» **EXERCISE DETAILS**
Reproduce the listing below without changes, except that pictures are left out.

» **DATA SEGMENT**

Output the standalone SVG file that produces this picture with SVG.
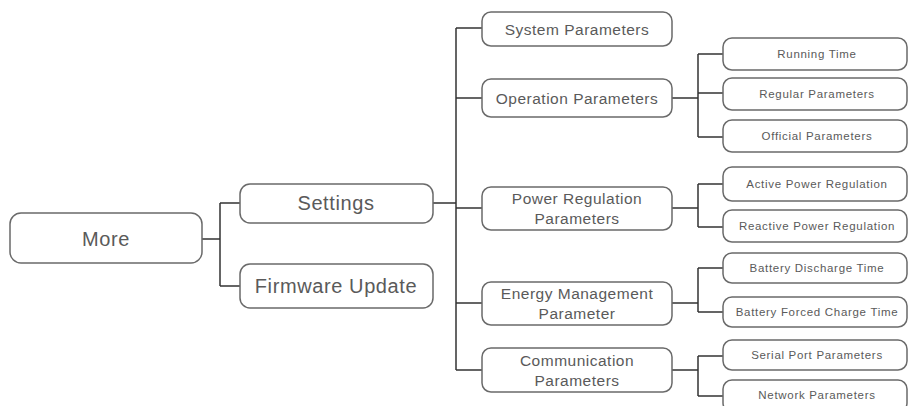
<svg xmlns="http://www.w3.org/2000/svg" width="909" height="406" viewBox="0 0 909 406">
<style>
.box{fill:#fff;stroke:#6a6a6a;stroke-width:1.5}
.t{font-family:"Liberation Sans",Arial,sans-serif;fill:#5a5a5a;text-anchor:middle;dominant-baseline:central}
.t1{font-size:20px;letter-spacing:0.6px}
.t2{font-size:15.5px;letter-spacing:0.5px}
.t3{font-size:11.5px;letter-spacing:0.7px}
.c{fill:none;stroke:#333;stroke-width:1.5}
</style>
<rect width="909" height="406" fill="#fff"/>
<g id="connectors">
<path class="c" d="M202 239H220M220 203V286M220 203H240M220 286H240"/>
<path class="c" d="M433 203H456M456 28V370M456 28H482M456 98H482M456 208H482M456 303H482M456 370H482"/>
<path class="c" d="M672 98H698M698 54V137M698 54H723M698 93H723M698 137H723"/>
<path class="c" d="M672 208H698M698 184V227M698 184H723M698 227H723"/>
<path class="c" d="M672 303H698M698 268V312M698 268H723M698 312H723"/>
<path class="c" d="M672 370H698M698 356V396M698 356H723M698 396H723"/>
</g>
<g id="more"><rect class="box" x="10" y="213" width="192" height="50" rx="11"/><text class="t t1" x="106" y="239">More</text></g>
<g id="settings"><rect class="box" x="240" y="184" width="193" height="39" rx="10"/><text class="t t1" x="336" y="203">Settings</text></g>
<g id="firmware"><rect class="box" x="240" y="264" width="193" height="44" rx="10"/><text class="t t1" x="336" y="286">Firmware Update</text></g>
<g id="system"><rect class="box" x="482" y="12" width="190" height="34" rx="9"/><text class="t t2" x="577" y="29">System Parameters</text></g>
<g id="operation"><rect class="box" x="482" y="79" width="190" height="38" rx="9"/><text class="t t2" x="577" y="98">Operation Parameters</text></g>
<g id="power"><rect class="box" x="482" y="187" width="190" height="43" rx="9"/><text class="t t2" x="577" y="198">Power Regulation</text><text class="t t2" x="577" y="218">Parameters</text></g>
<g id="energy"><rect class="box" x="482" y="282" width="190" height="43" rx="9"/><text class="t t2" x="577" y="293">Energy Management</text><text class="t t2" x="577" y="313">Parameter</text></g>
<g id="communication"><rect class="box" x="482" y="348" width="190" height="44" rx="9"/><text class="t t2" x="577" y="360">Communication</text><text class="t t2" x="577" y="380">Parameters</text></g>
<g id="running"><rect class="box" x="723" y="38" width="184" height="32" rx="9"/><text class="t t3" x="817" y="54">Running Time</text></g>
<g id="regular"><rect class="box" x="723" y="78" width="184" height="32" rx="9"/><text class="t t3" x="817" y="94">Regular Parameters</text></g>
<g id="official"><rect class="box" x="723" y="120" width="184" height="32" rx="9"/><text class="t t3" x="817" y="136">Official Parameters</text></g>
<g id="active"><rect class="box" x="723" y="167" width="184" height="34" rx="9"/><text class="t t3" x="817" y="184">Active Power Regulation</text></g>
<g id="reactive"><rect class="box" x="723" y="210" width="184" height="32" rx="9"/><text class="t t3" x="817" y="226">Reactive Power Regulation</text></g>
<g id="discharge"><rect class="box" x="723" y="253" width="184" height="30" rx="9"/><text class="t t3" x="817" y="268">Battery Discharge Time</text></g>
<g id="forced"><rect class="box" x="723" y="297" width="184" height="30" rx="9"/><text class="t t3" x="817" y="312">Battery Forced Charge Time</text></g>
<g id="serial"><rect class="box" x="723" y="340" width="184" height="30" rx="9"/><text class="t t3" x="817" y="355">Serial Port Parameters</text></g>
<g id="network"><rect class="box" x="723" y="380" width="184" height="32" rx="9"/><text class="t t3" x="817" y="395">Network Parameters</text></g>
</svg>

» **TASK RESULT**
Output the standalone SVG file that produces this picture with SVG.
<svg xmlns="http://www.w3.org/2000/svg" width="909" height="406" viewBox="0 0 909 406">
<style>
.box{fill:#fff;stroke:#6a6a6a;stroke-width:1.5}
.t{font-family:"Liberation Sans",Arial,sans-serif;fill:#5a5a5a;text-anchor:middle;dominant-baseline:central}
.t1{font-size:20px;letter-spacing:0.6px}
.t2{font-size:15.5px;letter-spacing:0.5px}
.t3{font-size:11.5px;letter-spacing:0.7px}
.c{fill:none;stroke:#333;stroke-width:1.5}
</style>
<rect width="909" height="406" fill="#fff"/>
<g id="connectors">
<path class="c" d="M202 239H220M220 203V286M220 203H240M220 286H240"/>
<path class="c" d="M433 203H456M456 28V370M456 28H482M456 98H482M456 208H482M456 303H482M456 370H482"/>
<path class="c" d="M672 98H698M698 54V137M698 54H723M698 93H723M698 137H723"/>
<path class="c" d="M672 208H698M698 184V227M698 184H723M698 227H723"/>
<path class="c" d="M672 303H698M698 268V312M698 268H723M698 312H723"/>
<path class="c" d="M672 370H698M698 356V396M698 356H723M698 396H723"/>
</g>
<g id="more"><rect class="box" x="10" y="213" width="192" height="50" rx="11"/><text class="t t1" x="106" y="239">More</text></g>
<g id="settings"><rect class="box" x="240" y="184" width="193" height="39" rx="10"/><text class="t t1" x="336" y="203">Settings</text></g>
<g id="firmware"><rect class="box" x="240" y="264" width="193" height="44" rx="10"/><text class="t t1" x="336" y="286">Firmware Update</text></g>
<g id="system"><rect class="box" x="482" y="12" width="190" height="34" rx="9"/><text class="t t2" x="577" y="29">System Parameters</text></g>
<g id="operation"><rect class="box" x="482" y="79" width="190" height="38" rx="9"/><text class="t t2" x="577" y="98">Operation Parameters</text></g>
<g id="power"><rect class="box" x="482" y="187" width="190" height="43" rx="9"/><text class="t t2" x="577" y="198">Power Regulation</text><text class="t t2" x="577" y="218">Parameters</text></g>
<g id="energy"><rect class="box" x="482" y="282" width="190" height="43" rx="9"/><text class="t t2" x="577" y="293">Energy Management</text><text class="t t2" x="577" y="313">Parameter</text></g>
<g id="communication"><rect class="box" x="482" y="348" width="190" height="44" rx="9"/><text class="t t2" x="577" y="360">Communication</text><text class="t t2" x="577" y="380">Parameters</text></g>
<g id="running"><rect class="box" x="723" y="38" width="184" height="32" rx="9"/><text class="t t3" x="817" y="54">Running Time</text></g>
<g id="regular"><rect class="box" x="723" y="78" width="184" height="32" rx="9"/><text class="t t3" x="817" y="94">Regular Parameters</text></g>
<g id="official"><rect class="box" x="723" y="120" width="184" height="32" rx="9"/><text class="t t3" x="817" y="136">Official Parameters</text></g>
<g id="active"><rect class="box" x="723" y="167" width="184" height="34" rx="9"/><text class="t t3" x="817" y="184">Active Power Regulation</text></g>
<g id="reactive"><rect class="box" x="723" y="210" width="184" height="32" rx="9"/><text class="t t3" x="817" y="226">Reactive Power Regulation</text></g>
<g id="discharge"><rect class="box" x="723" y="253" width="184" height="30" rx="9"/><text class="t t3" x="817" y="268">Battery Discharge Time</text></g>
<g id="forced"><rect class="box" x="723" y="297" width="184" height="30" rx="9"/><text class="t t3" x="817" y="312">Battery Forced Charge Time</text></g>
<g id="serial"><rect class="box" x="723" y="340" width="184" height="30" rx="9"/><text class="t t3" x="817" y="355">Serial Port Parameters</text></g>
<g id="network"><rect class="box" x="723" y="380" width="184" height="32" rx="9"/><text class="t t3" x="817" y="395">Network Parameters</text></g>
</svg>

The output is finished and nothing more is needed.